Members of the Communist Party’s Politburo, ministers, provincial governors, bankers and military officers are in Beijing for the annual Central Economic Work Conference from Tuesday until Thursday, according to people briefed on the plans. State media should start trickling out some conclusions in the afternoon Beijing time, with a statement later that lays out the basics for key economic policies.
Full details of the policies and numerical targets won’t be available until the the National People’s Congress in March.
Here’s what to look for:
Guidance on the Growth Target
The statement may give clues as to the government’s thinking on the official target for gross domestic product expansion. It will likely be lowered to “around 6%” from the “6%-6.5%” range this year, according to the majority of economists in a Bloomberg survey this week. If there isn’t a marked slowdown in the economy, hitting that target shouldn’t require a huge increase of stimulus that might exacerbate financial risks.
A target at that level will also keep the government’s goal of doubling the size of the economy and income over this decade within reach. Before the conference, government advisers including Xia Bin and Wang Yiming suggested targets lower than 6% or downplayed the importance of defending a 6% growth rate. That indicates policy makers may also be less fixated on a hard numerical target.
Monetary, Fiscal Policy
Based on the Politburo’s preparatory meeting last week at which the top leaders vowed to avoid systemic financial risks and keep growth in a “reasonable range,” policy makers look set to continue with current policy.

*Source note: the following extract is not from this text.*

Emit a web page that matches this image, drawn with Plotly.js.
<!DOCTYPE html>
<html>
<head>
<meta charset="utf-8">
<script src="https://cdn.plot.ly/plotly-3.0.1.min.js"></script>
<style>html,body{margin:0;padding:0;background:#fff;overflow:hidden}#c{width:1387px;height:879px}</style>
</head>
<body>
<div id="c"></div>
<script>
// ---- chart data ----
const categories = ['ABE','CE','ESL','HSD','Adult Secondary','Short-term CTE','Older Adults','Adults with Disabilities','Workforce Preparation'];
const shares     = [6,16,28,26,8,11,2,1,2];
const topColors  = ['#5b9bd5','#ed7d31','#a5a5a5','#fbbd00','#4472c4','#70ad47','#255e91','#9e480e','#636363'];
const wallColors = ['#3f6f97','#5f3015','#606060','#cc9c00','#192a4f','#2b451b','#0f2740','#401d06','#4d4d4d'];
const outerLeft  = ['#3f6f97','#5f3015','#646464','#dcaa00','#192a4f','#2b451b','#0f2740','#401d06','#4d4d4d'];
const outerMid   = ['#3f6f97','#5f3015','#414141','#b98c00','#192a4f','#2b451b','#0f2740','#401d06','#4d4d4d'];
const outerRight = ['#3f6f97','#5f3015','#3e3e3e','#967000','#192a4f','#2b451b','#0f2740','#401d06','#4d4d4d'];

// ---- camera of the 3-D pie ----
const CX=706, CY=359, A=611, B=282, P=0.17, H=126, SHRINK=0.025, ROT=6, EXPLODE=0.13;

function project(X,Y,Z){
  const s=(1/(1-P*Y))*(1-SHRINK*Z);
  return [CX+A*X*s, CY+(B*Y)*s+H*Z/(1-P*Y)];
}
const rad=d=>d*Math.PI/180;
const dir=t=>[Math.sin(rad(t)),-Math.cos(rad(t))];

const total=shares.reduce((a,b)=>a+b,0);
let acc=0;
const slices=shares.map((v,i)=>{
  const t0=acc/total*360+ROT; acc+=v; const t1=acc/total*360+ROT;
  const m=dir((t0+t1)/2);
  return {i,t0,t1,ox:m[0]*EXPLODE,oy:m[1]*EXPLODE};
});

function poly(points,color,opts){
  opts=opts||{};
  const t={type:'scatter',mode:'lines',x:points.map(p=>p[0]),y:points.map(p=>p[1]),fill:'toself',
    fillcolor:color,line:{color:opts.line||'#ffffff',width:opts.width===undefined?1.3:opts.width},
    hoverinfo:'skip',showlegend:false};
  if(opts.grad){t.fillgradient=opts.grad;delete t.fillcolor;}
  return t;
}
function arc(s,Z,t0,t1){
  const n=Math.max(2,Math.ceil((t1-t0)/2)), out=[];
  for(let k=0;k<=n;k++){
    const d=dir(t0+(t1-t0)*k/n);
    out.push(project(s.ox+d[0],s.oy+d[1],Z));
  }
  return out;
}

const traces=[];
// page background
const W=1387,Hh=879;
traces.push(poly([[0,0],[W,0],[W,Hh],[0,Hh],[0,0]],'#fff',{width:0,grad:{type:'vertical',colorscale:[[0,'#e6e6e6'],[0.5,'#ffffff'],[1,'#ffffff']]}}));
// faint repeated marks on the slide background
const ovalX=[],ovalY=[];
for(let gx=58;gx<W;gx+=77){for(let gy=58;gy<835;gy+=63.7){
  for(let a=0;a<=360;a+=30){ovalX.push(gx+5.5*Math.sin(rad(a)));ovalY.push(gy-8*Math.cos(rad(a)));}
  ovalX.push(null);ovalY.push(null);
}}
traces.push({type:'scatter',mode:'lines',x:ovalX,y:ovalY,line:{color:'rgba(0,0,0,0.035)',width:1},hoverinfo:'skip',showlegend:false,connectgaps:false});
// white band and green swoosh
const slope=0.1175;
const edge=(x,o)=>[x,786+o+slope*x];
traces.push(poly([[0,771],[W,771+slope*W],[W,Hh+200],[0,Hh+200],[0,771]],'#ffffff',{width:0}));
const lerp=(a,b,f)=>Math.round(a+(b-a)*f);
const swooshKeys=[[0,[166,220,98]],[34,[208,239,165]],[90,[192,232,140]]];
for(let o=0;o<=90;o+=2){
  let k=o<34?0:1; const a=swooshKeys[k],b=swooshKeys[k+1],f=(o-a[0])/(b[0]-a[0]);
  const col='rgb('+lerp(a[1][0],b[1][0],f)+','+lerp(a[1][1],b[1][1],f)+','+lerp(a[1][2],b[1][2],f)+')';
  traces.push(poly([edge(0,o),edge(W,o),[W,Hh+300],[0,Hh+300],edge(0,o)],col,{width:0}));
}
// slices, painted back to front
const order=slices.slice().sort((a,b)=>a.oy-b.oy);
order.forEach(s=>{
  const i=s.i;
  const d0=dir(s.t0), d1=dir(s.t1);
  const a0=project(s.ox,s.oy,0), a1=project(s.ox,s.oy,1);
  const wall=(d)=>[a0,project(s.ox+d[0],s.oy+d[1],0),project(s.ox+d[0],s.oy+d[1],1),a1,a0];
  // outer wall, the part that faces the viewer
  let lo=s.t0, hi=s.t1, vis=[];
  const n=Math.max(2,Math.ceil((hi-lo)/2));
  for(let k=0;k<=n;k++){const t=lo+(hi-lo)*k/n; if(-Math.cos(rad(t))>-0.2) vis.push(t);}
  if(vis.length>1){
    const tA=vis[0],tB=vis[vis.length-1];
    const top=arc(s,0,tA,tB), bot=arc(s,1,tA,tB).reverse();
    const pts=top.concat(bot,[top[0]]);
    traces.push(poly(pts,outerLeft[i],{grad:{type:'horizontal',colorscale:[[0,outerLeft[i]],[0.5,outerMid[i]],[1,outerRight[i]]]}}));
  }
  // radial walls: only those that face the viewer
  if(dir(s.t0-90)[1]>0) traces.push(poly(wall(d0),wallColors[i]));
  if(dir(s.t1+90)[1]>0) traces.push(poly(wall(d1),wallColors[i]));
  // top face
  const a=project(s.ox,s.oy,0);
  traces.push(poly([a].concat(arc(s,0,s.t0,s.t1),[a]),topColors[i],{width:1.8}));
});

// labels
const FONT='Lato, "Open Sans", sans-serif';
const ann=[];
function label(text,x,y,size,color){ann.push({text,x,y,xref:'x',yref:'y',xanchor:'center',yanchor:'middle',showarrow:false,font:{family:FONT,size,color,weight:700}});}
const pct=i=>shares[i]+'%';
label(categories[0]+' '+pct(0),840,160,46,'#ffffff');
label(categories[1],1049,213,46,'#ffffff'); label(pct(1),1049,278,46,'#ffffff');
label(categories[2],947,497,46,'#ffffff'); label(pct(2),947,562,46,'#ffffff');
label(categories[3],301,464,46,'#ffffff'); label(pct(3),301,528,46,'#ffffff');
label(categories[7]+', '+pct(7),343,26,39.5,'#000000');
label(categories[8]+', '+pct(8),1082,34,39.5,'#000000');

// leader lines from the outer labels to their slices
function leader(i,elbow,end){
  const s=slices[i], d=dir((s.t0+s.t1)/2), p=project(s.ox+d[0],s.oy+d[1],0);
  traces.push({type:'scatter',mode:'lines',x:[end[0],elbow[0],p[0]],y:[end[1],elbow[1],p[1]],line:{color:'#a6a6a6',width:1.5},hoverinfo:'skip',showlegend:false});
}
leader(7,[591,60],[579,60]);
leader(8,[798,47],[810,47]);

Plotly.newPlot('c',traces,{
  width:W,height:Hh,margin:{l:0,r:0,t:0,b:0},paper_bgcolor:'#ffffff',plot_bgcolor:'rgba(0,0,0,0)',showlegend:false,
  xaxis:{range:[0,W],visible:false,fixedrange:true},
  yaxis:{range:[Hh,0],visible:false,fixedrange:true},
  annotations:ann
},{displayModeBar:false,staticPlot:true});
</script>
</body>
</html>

Preventing systematic financial risks is one of the three “critical battles,” the fight against which is meant to end next year. The other two “battles” are against poverty and pollution, and the push against all three is expected to continue so victory can be declared on schedule.
Fiscal policy will likely play a bigger role in supporting growth. At the Politburo meeting last week, “strengthening infrastructure construction” was mentioned for the first time, suggesting that policy makers are counting on it to be a driver of growth. The Finance Ministry has already earmarked 1 trillion yuan ($142 billion) in special purpose bonds for use early in 2020, and there is a general expectation that local governments will sell more of the debt to pay for infrastructure.

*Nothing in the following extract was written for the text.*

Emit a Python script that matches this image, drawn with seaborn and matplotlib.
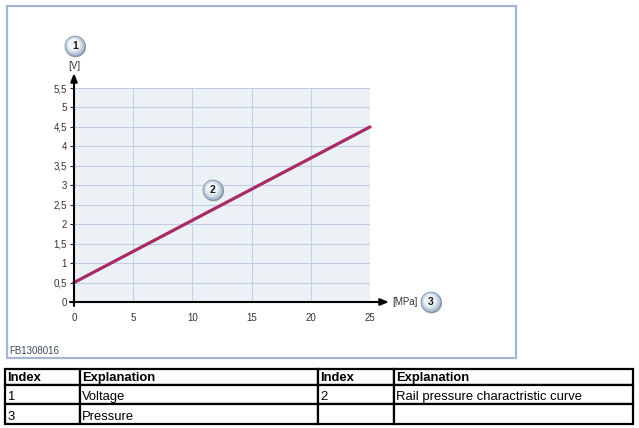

Trade, Tariffs, Structural Reform
Trade tensions with the U.S. and the increase of tariffs have hurt China’s economy this year, cutting demand for exports and also undermining confidence and investment. While the statement is unlikely to make a direct reference to the trade war, it might obliquely acknowledge that “external headwinds” are increasing.

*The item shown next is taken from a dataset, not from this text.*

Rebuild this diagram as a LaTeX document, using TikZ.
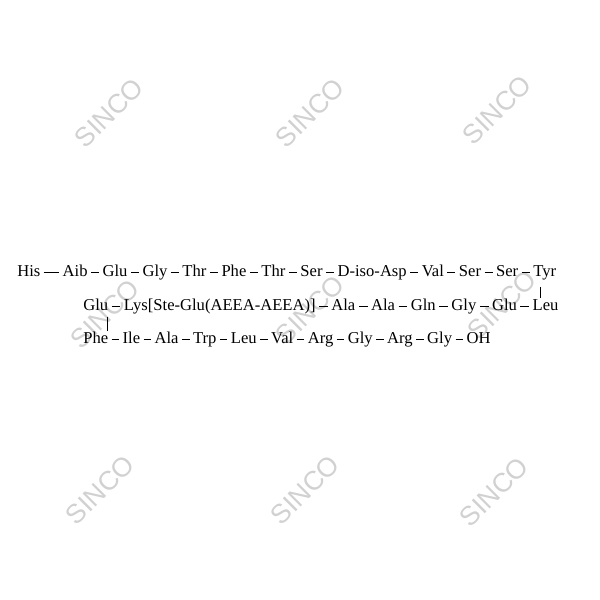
\documentclass[tikz,border=0pt]{standalone}
\usepackage{fontspec}
\setmainfont{Liberation Serif}
\newfontfamily\wmfont{Liberation Sans}
\usetikzlibrary{positioning}
\tikzset{
	res/.style={inner sep=0pt, text height=1.45ex, text depth=0.45ex,
		font=\fontsize{11.8}{14}\selectfont},
	bond/.style={line width=0.5pt, shorten <=2.3pt, shorten >=2.3pt},
	wm/.style={text=black!18, rotate=45, inner sep=0pt,
		font=\wmfont\fontsize{19}{22}\selectfont}
}

\begin{document}
\begin{tikzpicture}[x=0.025cm, y=-0.025cm]
		\useasboundingbox (0,0) rectangle (600,600);
		% watermarks
		\foreach \x/\y [count=\k] in {109/113, 310/113, 497/110,
			105/314, 310/310, 502/305,
			100/490, 305/490, 494/492}
		{
			\node[wm] (wm\k) at (\x,\y) {SINCO};
		}
		
		% first row
		\node[res, anchor=base west] (r1-0) at (17,276) {His};
		\node[res, base right=15.5pt of r1-0] (r1-1) {Aib};
		\draw[line width=0.5pt, shorten <=2.2pt, shorten >=2.2pt] (r1-0) -- (r1-1);
		\foreach \res [count=\i from 2, remember=\i as \j (initially 1)] in
			{Glu,Gly,Thr,Phe,Thr,Ser,D-iso-Asp,Val,Ser,Ser,Tyr}
		{
			\node[res, base right=10.3pt of r1-\j] (r1-\i) {\res};
			\draw[bond] (r1-\j) -- (r1-\i);
		}
		
		% second row
		\node[res, anchor=base west] (r2-1) at (83,310) {Glu};
		\foreach \res [count=\i from 2, remember=\i as \j (initially 1)] in
			{Lys[Ste-Glu(AEEA-AEEA)],Ala,Ala,Gln,Gly,Glu,Leu}
		{
			\node[res, base right=10.8pt of r2-\j] (r2-\i) {\res};
			\draw[bond] (r2-\j) -- (r2-\i);
		}
		
		% third row
		\node[res, anchor=base west] (r3-1) at (83,343) {Phe};
		\foreach \res [count=\i from 2, remember=\i as \j (initially 1)] in
			{Ile,Ala,Trp,Leu,Val,Arg,Gly,Arg,Gly,OH}
		{
			\node[res, base right=9.9pt of r3-\j] (r3-\i) {\res};
			\draw[bond] (r3-\j) -- (r3-\i);
		}
		
		% turns of the chain
		\draw[line width=0.5pt, shorten <=5.5pt, shorten >=2pt]
			([xshift=5.4pt]r1-12.south west) -- ([xshift=5.4pt]r1-12.south west |- r2-8.north);
		\draw[line width=0.5pt, shorten <=2.5pt, shorten >=1.5pt]
			([xshift=-0.5pt]r2-1.south east) -- ([xshift=-0.5pt]r2-1.south east |- r3-1.north);
	\end{tikzpicture}
\end{document}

Property Market, Debt Campaign
The property market, which played a key role in propping up China’s economy in previous downturns, will likely continue to play a secondary role in supporting growth. Although the Politburo meeting made no mention of the sector, policy makers are expected to stick to the principle that “houses are for living, not speculation” and avoid loosening control across the nation. Some restrictions on housing might be eased at the local level, in non-first-tier cities.